The argument that a suspended driver has stolen the vehicle is one that is easy to assert by an Applicant. Thus, the Tribunal must use a great deal of circumspection in considering this argument. The Tribunal must consider the totality of the facts to determine if, in fact, the vehicle was stolen or if the argument is being used opportunistically.
One of the indicia that a vehicle has been stolen, of course, is the laying of charges. Nonetheless, there can be circumstances in which the laying of charges could be imprudent in that it may be counter productive to the situation as a whole. The evidence in this matter is that the Applicant has taken the suspended driver into his home in order to afford him an opportunity for recovery and the prospect of a better life. While it appears that at the time no specific effort was made to hide keys, the Tribunal accepts the Applicant’s Agent contention that allowing the residents an expectation of honesty is tantamount to their recovery. Further, the Tribunal concurs with the Applicant’s Agent that laying further charges against the suspended driver would be superfluous.
The Tribunal is satisfied that, the vehicle was taken without the knowledge and consent of the Applicant, particularly since it appears the purpose of this joy ride was to obtain drugs.
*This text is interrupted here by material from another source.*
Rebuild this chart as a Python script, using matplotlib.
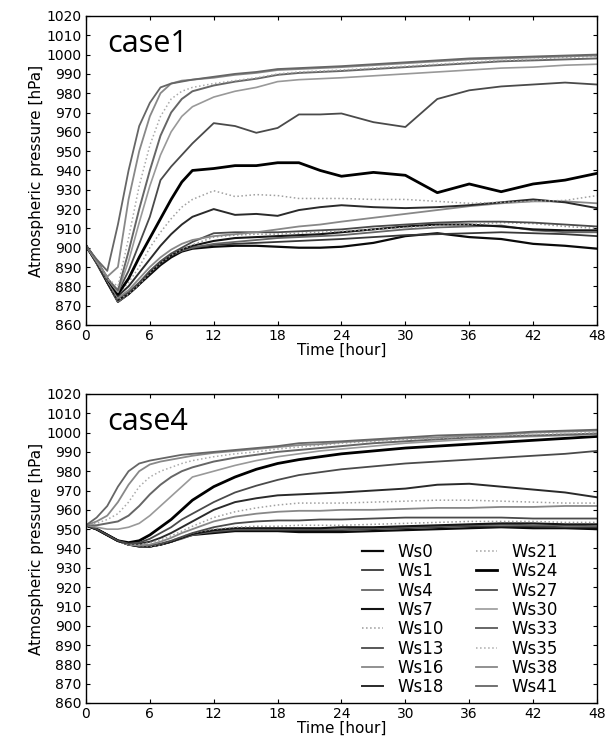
import matplotlib
matplotlib.use('Agg')
import matplotlib.pyplot as plt

# time axis [hour]
hours = [0, 1, 2, 3, 4, 5, 6, 7, 8, 9, 10, 12, 14, 16, 18, 20, 22, 24, 27, 30, 33, 36, 39, 42, 45, 48]

names = ['Ws0', 'Ws1', 'Ws4', 'Ws7', 'Ws10', 'Ws13', 'Ws16', 'Ws18',
         'Ws21', 'Ws24', 'Ws27', 'Ws30', 'Ws33', 'Ws35', 'Ws38', 'Ws41']

# case1 pressure [hPa]
case1_ws0 = [901, 892, 882, 872, 876, 881, 886, 891, 895, 898, 899.5, 900.5, 901, 901, 900.5, 900, 900, 900.5, 902.5, 906, 907.5, 905.5, 904.5, 902, 901, 899.5]
case1_ws1 = [901, 892, 882, 872, 876, 881, 887, 892, 896, 898.5, 900, 901.5, 902, 902.5, 903, 903.5, 904, 904.5, 905.5, 906.5, 907, 907.5, 908, 907.5, 907, 906]
case1_ws4 = [901, 892, 882, 872, 876, 881, 887, 892, 896, 898.5, 900, 902, 903, 904, 905, 905.5, 906, 906.5, 908, 909.5, 910.5, 911, 911.5, 909, 908, 908]
case1_ws7 = [901, 893, 882, 873, 876, 881, 887, 892, 896, 899, 901, 903.5, 905, 905.5, 906, 906.5, 907, 908, 909.5, 911, 912, 912, 911, 909.5, 909, 909]
case1_ws10 = [901, 893, 883, 873, 876, 881, 887, 892, 896, 899, 901.5, 905.5, 906.5, 907, 907, 907.5, 908, 908.5, 909.5, 910.5, 911.5, 912, 913, 912.5, 911, 910]
case1_ws13 = [901, 893, 883, 874, 877, 882, 888, 893, 897, 900, 903, 907.5, 908, 908, 908, 908.5, 909, 909.5, 911, 912, 913, 913.5, 913.5, 913, 912, 911]
case1_ws16 = [901, 893, 883, 874, 878, 884, 890, 895, 899, 902, 904, 906, 907, 908, 909.5, 911, 912, 913.5, 915.5, 917.5, 919.5, 921.5, 923, 924, 924, 923]
case1_ws18 = [901, 893, 884, 875, 880, 887, 894, 901, 907, 912, 916, 920, 917, 917.5, 916.5, 919.5, 921, 922, 921, 920.5, 921, 922, 923.5, 925, 923.5, 920.5]
case1_ws21 = [901, 893, 884, 876, 882, 890, 900, 908, 915, 921, 925, 929.5, 926.5, 927.5, 927, 925.5, 925.5, 925.5, 925, 925, 924, 923, 923.5, 924, 924.5, 927]
case1_ws24 = [901, 893, 884, 876, 884, 895, 905, 915, 925, 934, 940, 941, 942.5, 942.5, 944, 944, 940, 937, 939, 937.5, 928.5, 933, 929, 933, 935, 938.5]
case1_ws27 = [901, 893, 884, 877, 888, 902, 916, 935, 942, 948, 954, 964.5, 963, 959.5, 962, 969, 969, 969.5, 965, 962.5, 977, 981.5, 983.5, 984.5, 985.5, 984.5]
case1_ws30 = [901, 893, 884, 877, 893, 913, 932, 948, 960, 968, 973, 978, 981, 983, 986, 987, 987.5, 988, 989, 990, 991, 992, 993, 993.5, 994.5, 995]
case1_ws33 = [901, 893, 884, 878, 898, 920, 940, 958, 970, 977, 981, 984, 986, 987.5, 989.5, 990.5, 991, 991.5, 992.5, 993.5, 994.5, 995.5, 996.5, 997, 997.5, 998]
case1_ws35 = [901, 893, 884, 880, 905, 932, 953, 968, 977, 981, 983, 985, 986.5, 988, 990, 991, 991.5, 992, 993, 994, 995, 996, 997, 997.5, 998.5, 999]
case1_ws38 = [901, 893, 885, 890, 925, 950, 968, 980, 985, 986.5, 987, 988, 989.5, 990.5, 992, 992.5, 993, 993.5, 994.5, 995.5, 996.5, 997.5, 998, 998.5, 999, 999.5]
case1_ws41 = [901, 894, 888, 912, 940, 963, 975, 983, 985, 986, 987, 988.5, 990, 991, 992.5, 993, 993.5, 994, 995, 996, 997, 998, 998.5, 999, 999.5, 1000]

# case4 pressure [hPa]
case4_ws0 = [952, 950, 947, 944, 942, 941.5, 941, 942, 943.5, 945.5, 947, 948, 949, 949, 949, 948.5, 948.5, 948.5, 949, 949.5, 950, 950.5, 951, 950.5, 950.5, 950]
case4_ws1 = [952, 950, 947, 944, 942, 941, 941, 942, 943.5, 945.5, 947.5, 948.5, 949.5, 949.5, 949.5, 949.5, 949.5, 949.5, 950, 950.5, 951, 951.5, 951.5, 951.5, 951, 951]
case4_ws4 = [952, 950, 947, 944, 942, 941, 941, 942, 943.5, 945, 947, 949, 950, 950, 950, 950, 950, 950, 950.5, 951, 951.5, 952, 952.5, 952, 952, 951.5]
case4_ws7 = [952, 950, 947, 944, 942, 941, 941, 942, 943.5, 945.5, 947.5, 949.5, 950.5, 950.5, 950.5, 950.5, 950.5, 951, 951, 951.5, 952, 952.5, 953, 953, 952.5, 952.5]
case4_ws10 = [952, 950, 947, 944, 942, 941.5, 941, 942, 944, 946, 948, 950, 951, 951.5, 951.5, 952, 952, 952, 952.5, 953, 953.5, 954, 954, 954, 953.5, 953.5]
case4_ws13 = [952, 950, 947, 944, 942, 941.5, 941.5, 942.5, 944, 946, 948, 951, 953, 954, 954.5, 954.5, 955, 955, 955.5, 956, 956, 956, 956, 955.5, 955.5, 955.5]
case4_ws16 = [952, 950, 947, 944, 942, 941.5, 942, 943.5, 945.5, 948, 950, 954, 956.5, 958, 959, 959.5, 959.5, 960, 960, 960.5, 961, 961, 961.5, 961.5, 962, 962]
case4_ws18 = [952, 950, 947, 944, 942.5, 942.5, 943.5, 945.5, 948, 951, 954, 960, 964, 966, 967.5, 968, 968.5, 969, 970, 971, 973, 973.5, 972, 970.5, 969, 966.5]
case4_ws21 = [952, 950, 947, 944, 942, 942, 943, 944.5, 946.5, 949, 951.5, 956, 959, 961, 962.5, 963.5, 963.5, 963.5, 964, 964.5, 965, 965, 964.5, 964, 963.5, 963.5]
case4_ws24 = [952, 950, 947, 944, 943, 944, 947, 951, 955, 960, 965, 972, 977, 981, 984, 986, 987.5, 989, 990.5, 992, 993, 994, 995, 996, 997, 998]
case4_ws27 = [952, 950, 947, 944, 942.5, 943, 945, 948, 951, 955, 958, 964, 969, 972.5, 975.5, 978, 979.5, 981, 982.5, 984, 985, 986, 987, 988, 989, 990.5]
case4_ws30 = [952, 951, 950, 950, 951, 953, 957, 962, 967, 972, 977, 980, 983, 985.5, 987.5, 989, 990.5, 991.5, 993, 994.5, 995.5, 996.5, 997.5, 998, 998.5, 999]
case4_ws33 = [952, 952, 953, 954, 957, 962, 968, 973, 977, 980, 982, 985, 987, 988.5, 990, 991, 992, 993, 994.5, 995.5, 996.5, 997.5, 998, 998.5, 999, 999.5]
case4_ws35 = [952, 953, 955, 958, 964, 972, 977, 980, 982, 984, 985.5, 987.5, 989, 990, 991.5, 992.5, 993.5, 994.5, 995.5, 996.5, 997, 998, 998.5, 999, 999.5, 1000]
case4_ws38 = [952, 954, 957, 964, 973, 980, 983.5, 985, 986, 987, 988, 989.5, 990.5, 991.5, 992.5, 993.5, 994, 995, 996, 997, 997.5, 998.5, 999, 1000, 1000.5, 1001]
case4_ws41 = [952, 956, 962, 972, 980, 984, 985.5, 986.5, 987.5, 988.5, 989, 990, 991, 992, 993, 994.5, 995, 995.5, 996.5, 997.5, 998.5, 999, 999.5, 1000.5, 1001, 1001.5]

case1 = [case1_ws0, case1_ws1, case1_ws4, case1_ws7, case1_ws10, case1_ws13, case1_ws16, case1_ws18,
         case1_ws21, case1_ws24, case1_ws27, case1_ws30, case1_ws33, case1_ws35, case1_ws38, case1_ws41]
case4 = [case4_ws0, case4_ws1, case4_ws4, case4_ws7, case4_ws10, case4_ws13, case4_ws16, case4_ws18,
         case4_ws21, case4_ws24, case4_ws27, case4_ws30, case4_ws33, case4_ws35, case4_ws38, case4_ws41]

# grey shades / widths used for each run
colors = ['#0a0a0a', '#383838', '#666666', '#141414', '#999999', '#4a4a4a', '#888888', '#2a2a2a',
          '#a0a0a0', '#000000', '#4a4a4a', '#999999', '#666666', '#aaaaaa', '#888888', '#666666']
widths = [1.6, 1.3, 1.3, 1.5, 1.1, 1.3, 1.3, 1.4, 1.1, 2.0, 1.3, 1.2, 1.4, 1.1, 1.3, 1.3]
styles = ['-', '-', '-', '-', ':', '-', '-', '-', ':', '-', '-', '-', '-', ':', '-', '-']

plt.rcParams['font.family'] = ['DejaVu Sans']

fig = plt.figure(figsize=(6.08, 7.45), dpi=100)
ax1 = fig.add_axes([0.1414, 0.5638, 0.8405, 0.4148])
ax2 = fig.add_axes([0.1414, 0.0564, 0.8405, 0.4148])

for ax, data, title in [(ax1, case1, 'case1'), (ax2, case4, 'case4')]:
    for i in range(len(names)):
        ax.plot(hours, data[i], color=colors[i], lw=widths[i], ls=styles[i], label=names[i])
    ax.set_xlim(0, 48)
    ax.set_ylim(860, 1020)
    ax.set_xticks(range(0, 49, 6))
    ax.set_yticks(range(860, 1021, 10))
    ax.tick_params(direction='in', length=3, top=True, right=True, labelsize=10, pad=3)
    ax.set_xlabel('Time [hour]', fontsize=11, labelpad=0)
    ax.set_ylabel('Atmospheric pressure [hPa]', fontsize=11, labelpad=2)
    ax.text(0.041, 0.883, title, transform=ax.transAxes, fontsize=22,
            family='Open Sans', va='baseline', ha='left')
    for s in ax.spines.values():
        s.set_linewidth(1.0)

ax2.legend(ncol=2, frameon=False, fontsize=12, loc='lower right',
           bbox_to_anchor=(0.94, -0.005), labelspacing=0.08, handlelength=1.3,
           handletextpad=0.85, columnspacing=1.9, borderpad=0.0)

plt.savefig('out.png', dpi=100)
Thus, after assessing the evidence presented with respect to section 50.2(3)(a), the Tribunal finds that the Applicant’s vehicle had been stolen at the time of impoundment.
Having determined that the vehicle was stolen, there is no further need to address the issue of exceptional hardship and the Applicant’s appeal succeeds.
DECISION
After considering the evidence, pursuant to the authority vested in the Tribunal under section 50.2(5) of the Act, the Tribunal orders the Registrar to release the motor vehicle.